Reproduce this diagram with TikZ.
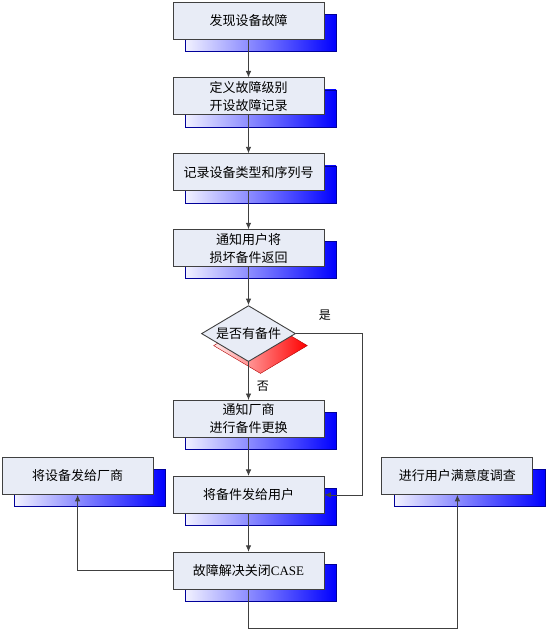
\documentclass[tikz,border=0pt]{standalone}
\usepackage{fontspec}
\setmainfont{Liberation Serif}
\newfontfamily\cjk{Noto Sans CJK SC}
\usepackage{xcolor}
\usetikzlibrary{shapes,arrows,arrows.meta,positioning,shadows}

\definecolor{boxfill}{HTML}{E8ECF6}
\definecolor{boxline}{HTML}{404040}
\definecolor{shadeblue}{HTML}{0000FF}

\begin{document}
\begin{tikzpicture}[
    x=1pt, y=1pt,
    node distance=38pt,
    box/.style={rectangle, draw=boxline, line width=0.9pt, fill=boxfill, minimum width=151pt, minimum height=37pt, align=center, font=\cjk\fontsize{13pt}{18pt}\selectfont,
        general shadow={shadow xshift=12pt, shadow yshift=-12pt, left color=blue!5, right color=shadeblue, draw=blue!60!black, line width=0.6pt}},
    decision/.style={diamond, draw=boxline, line width=0.9pt, fill=boxfill, aspect=1.68, inner sep=0pt, minimum width=94pt, minimum height=56pt, font=\cjk\fontsize{13pt}{18pt}\selectfont,
        general shadow={shadow xshift=12pt, shadow yshift=-12pt, left color=red!8, right color=red, draw=red!70!black, line width=0.4pt}},
    lab/.style={font=\cjk\fontsize{12pt}{14pt}\selectfont, inner sep=2pt},
    edge/.style={-{Latex[length=6.5pt,width=5.5pt]}, draw=boxline, line width=0.8pt}
]
    \useasboundingbox (0,0) rectangle (546,-641);

    \node[box] (found) at (248.5,-20.5) {发现设备故障};
    \node[box, below=of found] (level) {定义故障级别\\开设故障记录};
    \node[box, below=of level] (record) {记录设备类型和序列号};
    \node[box, below=of record] (notify) {通知用户将\\损坏备件返回};
    \node[decision, below=of notify] (spare) {是否有备件};
    \node[box, below=of spare] (vendor) {通知厂商\\进行备件更换};
    \node[box, below=of vendor] (send) {将备件发给用户};
    \node[box, below=of send] (close) {故障解决关闭{\rmfamily CASE}};
    \node[box, left=19pt of send, yshift=19pt] (ship) {将设备发给厂商};
    \node[box, right=57pt of send, yshift=19pt] (survey) {进行用户满意度调查};

    \draw[edge] (found) -- (level);
    \draw[edge] (level) -- (record);
    \draw[edge] (record) -- (notify);
    \draw[edge] (notify) -- (spare);
    \draw[edge] (spare) -- node[lab, right=6pt, pos=0.64] {否} (vendor);
    \draw[edge] (spare.east) -- ++(66,0) node[lab, above=11pt, pos=0.44] {是} |- (send.east);
    \draw[edge] (vendor) -- (send);
    \draw[edge] (send) -- (close);
    \draw[edge] (close.west) -| (ship.south);
    \draw[edge] (close.south) -- ++(0,-39) -| (survey.south);
\end{tikzpicture}
\end{document}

· · ·

Give back the whole listing as it stands, minus its pictures.

Reproduce this diagram with TikZ.
\documentclass[tikz,border=0pt]{standalone}
\usepackage{fontspec}
\setmainfont{Liberation Serif}
\newfontfamily\cjk{Noto Sans CJK SC}
\usepackage{xcolor}
\usetikzlibrary{shapes,arrows,arrows.meta,positioning,shadows}

\definecolor{boxfill}{HTML}{E8ECF6}
\definecolor{boxline}{HTML}{404040}
\definecolor{shadeblue}{HTML}{0000FF}

\begin{document}
\begin{tikzpicture}[
    x=1pt, y=1pt,
    node distance=38pt,
    box/.style={rectangle, draw=boxline, line width=0.9pt, fill=boxfill, minimum width=151pt, minimum height=37pt, align=center, font=\cjk\fontsize{13pt}{18pt}\selectfont,
        general shadow={shadow xshift=12pt, shadow yshift=-12pt, left color=blue!5, right color=shadeblue, draw=blue!60!black, line width=0.6pt}},
    decision/.style={diamond, draw=boxline, line width=0.9pt, fill=boxfill, aspect=1.68, inner sep=0pt, minimum width=94pt, minimum height=56pt, font=\cjk\fontsize{13pt}{18pt}\selectfont,
        general shadow={shadow xshift=12pt, shadow yshift=-12pt, left color=red!8, right color=red, draw=red!70!black, line width=0.4pt}},
    lab/.style={font=\cjk\fontsize{12pt}{14pt}\selectfont, inner sep=2pt},
    edge/.style={-{Latex[length=6.5pt,width=5.5pt]}, draw=boxline, line width=0.8pt}
]
    \useasboundingbox (0,0) rectangle (546,-641);

    \node[box] (found) at (248.5,-20.5) {发现设备故障};
    \node[box, below=of found] (level) {定义故障级别\\开设故障记录};
    \node[box, below=of level] (record) {记录设备类型和序列号};
    \node[box, below=of record] (notify) {通知用户将\\损坏备件返回};
    \node[decision, below=of notify] (spare) {是否有备件};
    \node[box, below=of spare] (vendor) {通知厂商\\进行备件更换};
    \node[box, below=of vendor] (send) {将备件发给用户};
    \node[box, below=of send] (close) {故障解决关闭{\rmfamily CASE}};
    \node[box, left=19pt of send, yshift=19pt] (ship) {将设备发给厂商};
    \node[box, right=57pt of send, yshift=19pt] (survey) {进行用户满意度调查};

    \draw[edge] (found) -- (level);
    \draw[edge] (level) -- (record);
    \draw[edge] (record) -- (notify);
    \draw[edge] (notify) -- (spare);
    \draw[edge] (spare) -- node[lab, right=6pt, pos=0.64] {否} (vendor);
    \draw[edge] (spare.east) -- ++(66,0) node[lab, above=11pt, pos=0.44] {是} |- (send.east);
    \draw[edge] (vendor) -- (send);
    \draw[edge] (send) -- (close);
    \draw[edge] (close.west) -| (ship.south);
    \draw[edge] (close.south) -- ++(0,-39) -| (survey.south);
\end{tikzpicture}
\end{document}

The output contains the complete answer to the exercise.